»»

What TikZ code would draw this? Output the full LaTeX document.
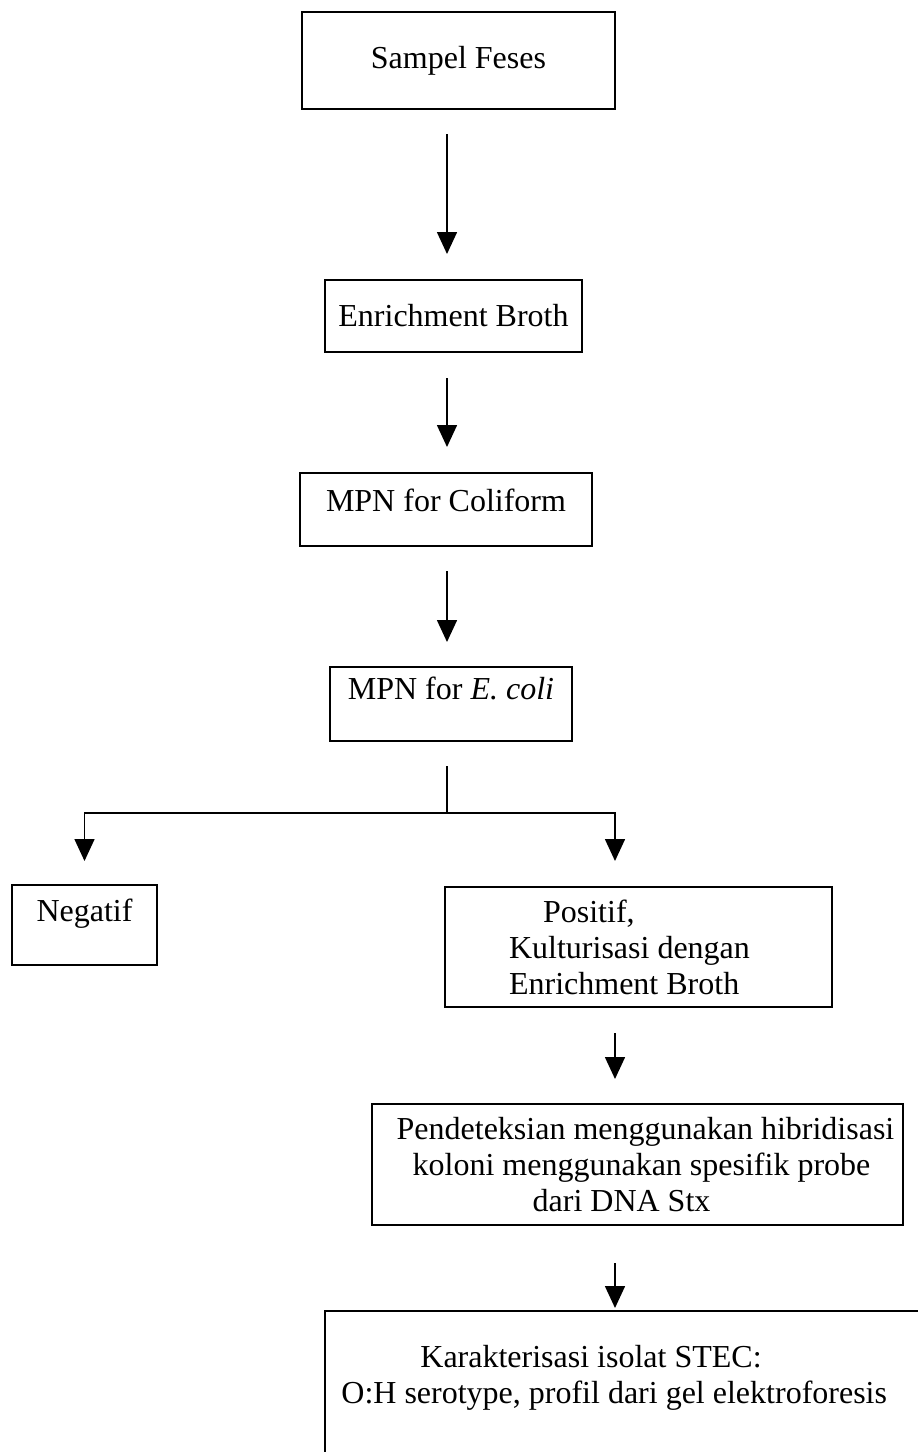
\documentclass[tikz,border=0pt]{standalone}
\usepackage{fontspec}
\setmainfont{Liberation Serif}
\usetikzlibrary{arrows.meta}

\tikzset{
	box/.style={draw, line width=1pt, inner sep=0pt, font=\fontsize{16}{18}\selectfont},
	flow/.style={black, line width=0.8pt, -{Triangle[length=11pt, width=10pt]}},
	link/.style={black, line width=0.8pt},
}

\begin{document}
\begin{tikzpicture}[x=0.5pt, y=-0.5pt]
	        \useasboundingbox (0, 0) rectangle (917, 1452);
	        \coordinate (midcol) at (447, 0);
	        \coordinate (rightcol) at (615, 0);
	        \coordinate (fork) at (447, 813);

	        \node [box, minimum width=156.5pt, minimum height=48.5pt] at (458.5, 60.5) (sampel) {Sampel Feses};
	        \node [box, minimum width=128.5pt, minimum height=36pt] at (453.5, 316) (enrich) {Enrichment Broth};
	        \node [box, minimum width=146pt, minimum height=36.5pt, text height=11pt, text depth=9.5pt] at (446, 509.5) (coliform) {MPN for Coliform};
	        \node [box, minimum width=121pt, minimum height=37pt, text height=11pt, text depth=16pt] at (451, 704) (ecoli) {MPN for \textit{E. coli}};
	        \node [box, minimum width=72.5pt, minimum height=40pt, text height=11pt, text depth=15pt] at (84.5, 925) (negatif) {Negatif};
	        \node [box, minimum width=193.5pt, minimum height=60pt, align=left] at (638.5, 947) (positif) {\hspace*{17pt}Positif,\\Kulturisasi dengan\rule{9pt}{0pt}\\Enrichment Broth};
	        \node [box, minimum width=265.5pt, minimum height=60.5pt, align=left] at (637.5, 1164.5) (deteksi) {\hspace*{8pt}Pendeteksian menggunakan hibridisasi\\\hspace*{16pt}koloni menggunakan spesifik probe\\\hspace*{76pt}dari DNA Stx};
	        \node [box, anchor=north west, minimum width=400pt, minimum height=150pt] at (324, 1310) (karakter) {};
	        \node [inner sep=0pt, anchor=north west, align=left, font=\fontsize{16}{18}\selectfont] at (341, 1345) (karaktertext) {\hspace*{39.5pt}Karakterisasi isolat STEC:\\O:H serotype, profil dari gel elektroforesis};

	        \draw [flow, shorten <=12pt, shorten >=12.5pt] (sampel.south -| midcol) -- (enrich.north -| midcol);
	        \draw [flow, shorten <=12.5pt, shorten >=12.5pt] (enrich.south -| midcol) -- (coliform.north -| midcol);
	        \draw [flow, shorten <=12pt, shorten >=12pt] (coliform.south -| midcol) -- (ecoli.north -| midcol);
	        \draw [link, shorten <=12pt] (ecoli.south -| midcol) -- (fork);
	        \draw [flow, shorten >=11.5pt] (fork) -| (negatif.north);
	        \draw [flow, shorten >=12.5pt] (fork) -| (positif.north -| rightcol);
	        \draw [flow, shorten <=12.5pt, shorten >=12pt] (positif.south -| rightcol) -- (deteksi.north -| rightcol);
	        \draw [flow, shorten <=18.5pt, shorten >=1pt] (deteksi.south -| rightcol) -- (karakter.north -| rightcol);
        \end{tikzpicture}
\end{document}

««

[Requirement] Return each line of the data, keeping its wording exact and omitting pictures.

[Exercise answer]
What TikZ code would draw this? Output the full LaTeX document.
\documentclass[tikz,border=0pt]{standalone}
\usepackage{fontspec}
\setmainfont{Liberation Serif}
\usetikzlibrary{arrows.meta}

\tikzset{
	box/.style={draw, line width=1pt, inner sep=0pt, font=\fontsize{16}{18}\selectfont},
	flow/.style={black, line width=0.8pt, -{Triangle[length=11pt, width=10pt]}},
	link/.style={black, line width=0.8pt},
}

\begin{document}
\begin{tikzpicture}[x=0.5pt, y=-0.5pt]
	        \useasboundingbox (0, 0) rectangle (917, 1452);
	        \coordinate (midcol) at (447, 0);
	        \coordinate (rightcol) at (615, 0);
	        \coordinate (fork) at (447, 813);

	        \node [box, minimum width=156.5pt, minimum height=48.5pt] at (458.5, 60.5) (sampel) {Sampel Feses};
	        \node [box, minimum width=128.5pt, minimum height=36pt] at (453.5, 316) (enrich) {Enrichment Broth};
	        \node [box, minimum width=146pt, minimum height=36.5pt, text height=11pt, text depth=9.5pt] at (446, 509.5) (coliform) {MPN for Coliform};
	        \node [box, minimum width=121pt, minimum height=37pt, text height=11pt, text depth=16pt] at (451, 704) (ecoli) {MPN for \textit{E. coli}};
	        \node [box, minimum width=72.5pt, minimum height=40pt, text height=11pt, text depth=15pt] at (84.5, 925) (negatif) {Negatif};
	        \node [box, minimum width=193.5pt, minimum height=60pt, align=left] at (638.5, 947) (positif) {\hspace*{17pt}Positif,\\Kulturisasi dengan\rule{9pt}{0pt}\\Enrichment Broth};
	        \node [box, minimum width=265.5pt, minimum height=60.5pt, align=left] at (637.5, 1164.5) (deteksi) {\hspace*{8pt}Pendeteksian menggunakan hibridisasi\\\hspace*{16pt}koloni menggunakan spesifik probe\\\hspace*{76pt}dari DNA Stx};
	        \node [box, anchor=north west, minimum width=400pt, minimum height=150pt] at (324, 1310) (karakter) {};
	        \node [inner sep=0pt, anchor=north west, align=left, font=\fontsize{16}{18}\selectfont] at (341, 1345) (karaktertext) {\hspace*{39.5pt}Karakterisasi isolat STEC:\\O:H serotype, profil dari gel elektroforesis};

	        \draw [flow, shorten <=12pt, shorten >=12.5pt] (sampel.south -| midcol) -- (enrich.north -| midcol);
	        \draw [flow, shorten <=12.5pt, shorten >=12.5pt] (enrich.south -| midcol) -- (coliform.north -| midcol);
	        \draw [flow, shorten <=12pt, shorten >=12pt] (coliform.south -| midcol) -- (ecoli.north -| midcol);
	        \draw [link, shorten <=12pt] (ecoli.south -| midcol) -- (fork);
	        \draw [flow, shorten >=11.5pt] (fork) -| (negatif.north);
	        \draw [flow, shorten >=12.5pt] (fork) -| (positif.north -| rightcol);
	        \draw [flow, shorten <=12.5pt, shorten >=12pt] (positif.south -| rightcol) -- (deteksi.north -| rightcol);
	        \draw [flow, shorten <=18.5pt, shorten >=1pt] (deteksi.south -| rightcol) -- (karakter.north -| rightcol);
        \end{tikzpicture}
\end{document}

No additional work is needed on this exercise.